- **MATERIAL TO PROCESS**
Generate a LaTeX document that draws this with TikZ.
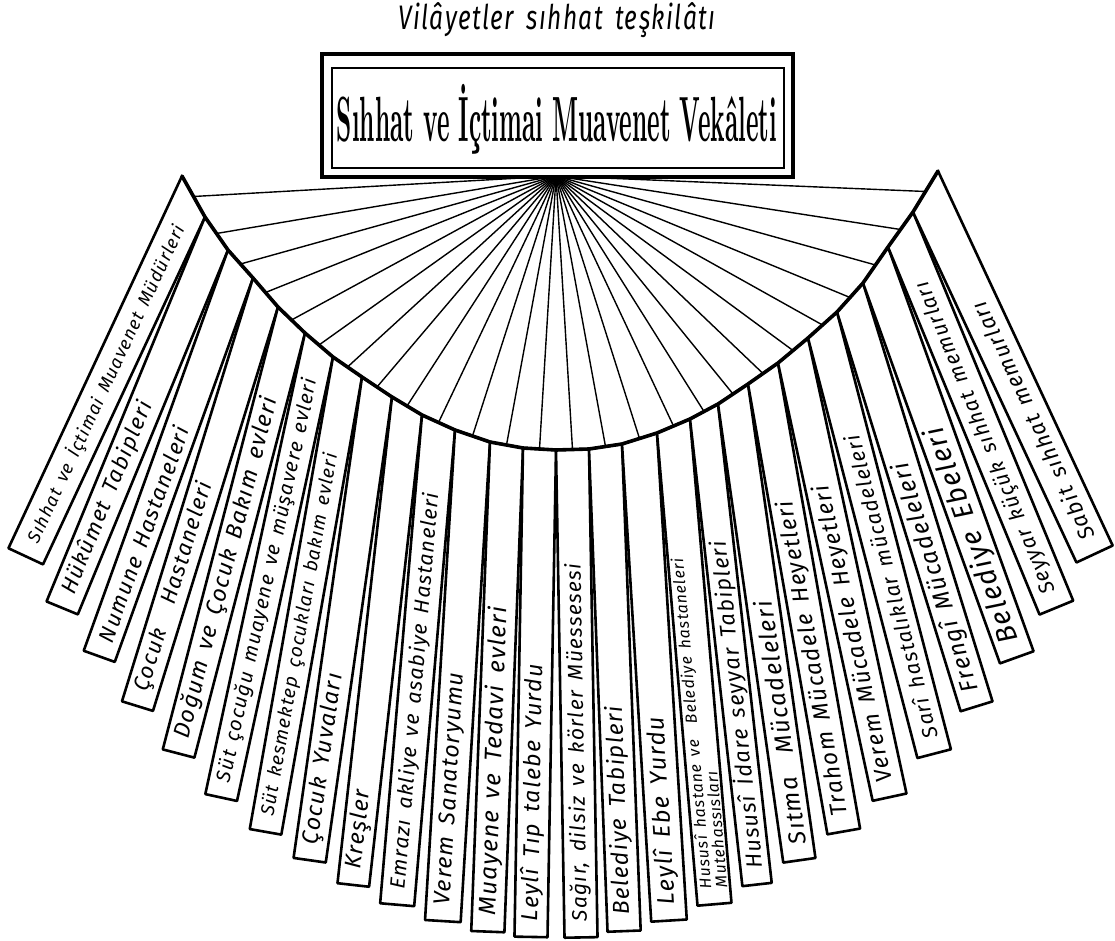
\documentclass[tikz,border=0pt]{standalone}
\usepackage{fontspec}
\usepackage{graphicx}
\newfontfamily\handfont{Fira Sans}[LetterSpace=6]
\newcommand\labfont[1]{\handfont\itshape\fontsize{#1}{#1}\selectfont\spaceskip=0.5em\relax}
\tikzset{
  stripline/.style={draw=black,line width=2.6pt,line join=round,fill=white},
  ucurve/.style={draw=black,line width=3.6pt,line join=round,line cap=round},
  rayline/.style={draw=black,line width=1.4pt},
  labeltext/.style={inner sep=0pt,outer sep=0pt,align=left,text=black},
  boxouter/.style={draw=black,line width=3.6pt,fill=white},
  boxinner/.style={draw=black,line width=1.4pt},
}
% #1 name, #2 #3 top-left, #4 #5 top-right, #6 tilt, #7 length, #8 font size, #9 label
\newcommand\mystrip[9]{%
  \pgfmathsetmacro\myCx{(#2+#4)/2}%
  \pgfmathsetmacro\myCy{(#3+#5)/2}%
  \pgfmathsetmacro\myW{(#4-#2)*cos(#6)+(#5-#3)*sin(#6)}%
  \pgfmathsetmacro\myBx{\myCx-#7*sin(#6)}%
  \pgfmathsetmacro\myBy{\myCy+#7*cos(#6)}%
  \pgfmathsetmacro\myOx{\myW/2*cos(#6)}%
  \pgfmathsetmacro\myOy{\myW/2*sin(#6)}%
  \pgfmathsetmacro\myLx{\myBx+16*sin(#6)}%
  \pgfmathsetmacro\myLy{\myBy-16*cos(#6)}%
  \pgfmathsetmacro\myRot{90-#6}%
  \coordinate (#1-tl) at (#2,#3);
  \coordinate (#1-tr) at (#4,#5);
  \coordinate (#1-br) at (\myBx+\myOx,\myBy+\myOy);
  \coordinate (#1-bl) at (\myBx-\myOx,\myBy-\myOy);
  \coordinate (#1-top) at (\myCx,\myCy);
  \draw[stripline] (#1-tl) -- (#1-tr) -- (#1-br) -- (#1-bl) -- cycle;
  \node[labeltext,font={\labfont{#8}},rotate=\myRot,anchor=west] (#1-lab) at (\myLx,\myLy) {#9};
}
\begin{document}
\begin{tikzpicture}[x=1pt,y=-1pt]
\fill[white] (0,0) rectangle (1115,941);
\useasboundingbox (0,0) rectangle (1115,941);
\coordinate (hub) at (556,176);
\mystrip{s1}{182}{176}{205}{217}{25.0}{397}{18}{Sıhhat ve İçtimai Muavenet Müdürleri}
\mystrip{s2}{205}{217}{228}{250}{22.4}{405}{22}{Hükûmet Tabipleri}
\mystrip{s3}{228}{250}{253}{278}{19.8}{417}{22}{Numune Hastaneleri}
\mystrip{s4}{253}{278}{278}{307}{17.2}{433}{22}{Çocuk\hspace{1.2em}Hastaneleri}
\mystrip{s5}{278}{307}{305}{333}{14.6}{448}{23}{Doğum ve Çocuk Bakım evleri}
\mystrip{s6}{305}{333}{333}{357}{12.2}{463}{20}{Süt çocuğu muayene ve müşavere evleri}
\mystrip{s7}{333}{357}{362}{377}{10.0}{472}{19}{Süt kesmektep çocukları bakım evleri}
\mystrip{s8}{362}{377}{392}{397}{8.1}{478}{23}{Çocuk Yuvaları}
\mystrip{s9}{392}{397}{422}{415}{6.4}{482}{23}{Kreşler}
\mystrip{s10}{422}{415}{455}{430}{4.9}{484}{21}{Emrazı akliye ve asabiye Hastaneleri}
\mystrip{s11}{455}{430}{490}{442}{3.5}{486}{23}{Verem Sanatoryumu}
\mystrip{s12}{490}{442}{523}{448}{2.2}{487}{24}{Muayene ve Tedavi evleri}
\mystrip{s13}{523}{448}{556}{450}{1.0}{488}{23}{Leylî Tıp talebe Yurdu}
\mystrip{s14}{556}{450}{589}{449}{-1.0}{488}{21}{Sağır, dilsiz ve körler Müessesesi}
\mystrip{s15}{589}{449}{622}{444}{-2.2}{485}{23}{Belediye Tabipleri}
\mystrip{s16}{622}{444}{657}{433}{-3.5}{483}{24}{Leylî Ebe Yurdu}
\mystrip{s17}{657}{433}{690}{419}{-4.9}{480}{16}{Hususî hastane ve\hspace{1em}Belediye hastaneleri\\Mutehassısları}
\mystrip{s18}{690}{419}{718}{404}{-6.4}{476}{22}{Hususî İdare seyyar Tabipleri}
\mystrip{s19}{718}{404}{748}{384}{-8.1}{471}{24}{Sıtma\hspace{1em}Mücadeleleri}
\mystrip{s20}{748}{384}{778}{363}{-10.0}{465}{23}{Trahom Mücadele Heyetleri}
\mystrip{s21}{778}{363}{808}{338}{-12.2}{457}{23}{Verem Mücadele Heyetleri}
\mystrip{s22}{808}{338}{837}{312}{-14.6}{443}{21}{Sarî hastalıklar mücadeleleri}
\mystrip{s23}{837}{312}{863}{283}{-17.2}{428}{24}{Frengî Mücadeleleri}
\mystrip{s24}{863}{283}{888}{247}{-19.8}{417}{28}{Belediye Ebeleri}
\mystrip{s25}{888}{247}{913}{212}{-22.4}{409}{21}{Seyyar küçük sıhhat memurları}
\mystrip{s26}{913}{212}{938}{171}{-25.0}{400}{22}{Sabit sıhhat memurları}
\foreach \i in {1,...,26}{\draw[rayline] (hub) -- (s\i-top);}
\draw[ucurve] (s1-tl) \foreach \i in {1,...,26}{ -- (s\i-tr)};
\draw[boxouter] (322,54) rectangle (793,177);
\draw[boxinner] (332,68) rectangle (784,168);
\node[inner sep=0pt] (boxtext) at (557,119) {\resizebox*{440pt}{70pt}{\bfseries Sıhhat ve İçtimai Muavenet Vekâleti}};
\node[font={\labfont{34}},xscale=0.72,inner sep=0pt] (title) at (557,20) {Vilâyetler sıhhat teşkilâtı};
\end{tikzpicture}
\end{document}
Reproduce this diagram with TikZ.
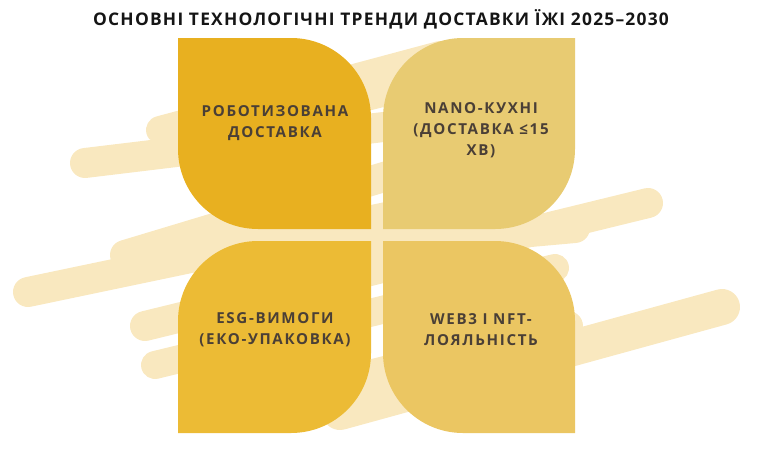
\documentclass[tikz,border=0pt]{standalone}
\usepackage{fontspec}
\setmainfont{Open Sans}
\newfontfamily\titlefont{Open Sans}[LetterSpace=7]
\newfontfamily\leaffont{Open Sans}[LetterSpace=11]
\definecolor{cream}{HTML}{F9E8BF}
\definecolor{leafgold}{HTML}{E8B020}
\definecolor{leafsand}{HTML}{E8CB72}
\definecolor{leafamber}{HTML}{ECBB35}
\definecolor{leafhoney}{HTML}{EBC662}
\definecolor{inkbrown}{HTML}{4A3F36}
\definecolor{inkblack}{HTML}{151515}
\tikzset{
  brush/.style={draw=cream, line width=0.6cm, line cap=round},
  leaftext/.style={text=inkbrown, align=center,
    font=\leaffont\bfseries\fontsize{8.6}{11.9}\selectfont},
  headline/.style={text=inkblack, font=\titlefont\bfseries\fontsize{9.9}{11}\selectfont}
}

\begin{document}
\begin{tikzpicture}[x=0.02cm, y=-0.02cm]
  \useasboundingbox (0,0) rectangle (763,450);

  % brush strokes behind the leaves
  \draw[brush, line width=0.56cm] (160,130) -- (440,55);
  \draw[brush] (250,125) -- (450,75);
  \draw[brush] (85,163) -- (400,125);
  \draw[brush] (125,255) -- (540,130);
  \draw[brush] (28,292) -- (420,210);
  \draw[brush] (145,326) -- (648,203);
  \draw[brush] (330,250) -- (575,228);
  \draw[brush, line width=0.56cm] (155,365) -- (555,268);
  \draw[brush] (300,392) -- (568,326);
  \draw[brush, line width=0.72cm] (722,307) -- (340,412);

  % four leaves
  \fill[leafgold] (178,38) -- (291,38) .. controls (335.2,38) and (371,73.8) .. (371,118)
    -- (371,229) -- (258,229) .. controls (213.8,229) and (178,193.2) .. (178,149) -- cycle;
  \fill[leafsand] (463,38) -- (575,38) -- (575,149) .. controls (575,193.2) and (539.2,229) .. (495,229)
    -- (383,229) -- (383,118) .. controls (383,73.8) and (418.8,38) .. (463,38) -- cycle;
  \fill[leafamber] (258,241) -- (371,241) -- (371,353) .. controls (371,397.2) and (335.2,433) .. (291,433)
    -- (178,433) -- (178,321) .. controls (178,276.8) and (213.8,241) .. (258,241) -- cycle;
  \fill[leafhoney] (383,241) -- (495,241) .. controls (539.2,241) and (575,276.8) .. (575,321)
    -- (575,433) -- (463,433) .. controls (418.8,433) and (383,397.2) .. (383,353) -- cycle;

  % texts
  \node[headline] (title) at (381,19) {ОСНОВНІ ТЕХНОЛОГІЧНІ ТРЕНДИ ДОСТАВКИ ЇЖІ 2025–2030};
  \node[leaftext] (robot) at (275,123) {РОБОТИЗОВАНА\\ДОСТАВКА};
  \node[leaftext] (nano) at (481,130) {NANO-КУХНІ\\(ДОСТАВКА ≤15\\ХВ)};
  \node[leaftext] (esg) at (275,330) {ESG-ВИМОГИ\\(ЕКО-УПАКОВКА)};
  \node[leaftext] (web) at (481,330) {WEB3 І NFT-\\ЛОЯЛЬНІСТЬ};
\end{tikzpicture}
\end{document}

- **GOAL**
From the entries above, extract every line where the word "with" appears.

- **RESULT**
Generate a LaTeX document that draws this with TikZ.
Reproduce this diagram with TikZ.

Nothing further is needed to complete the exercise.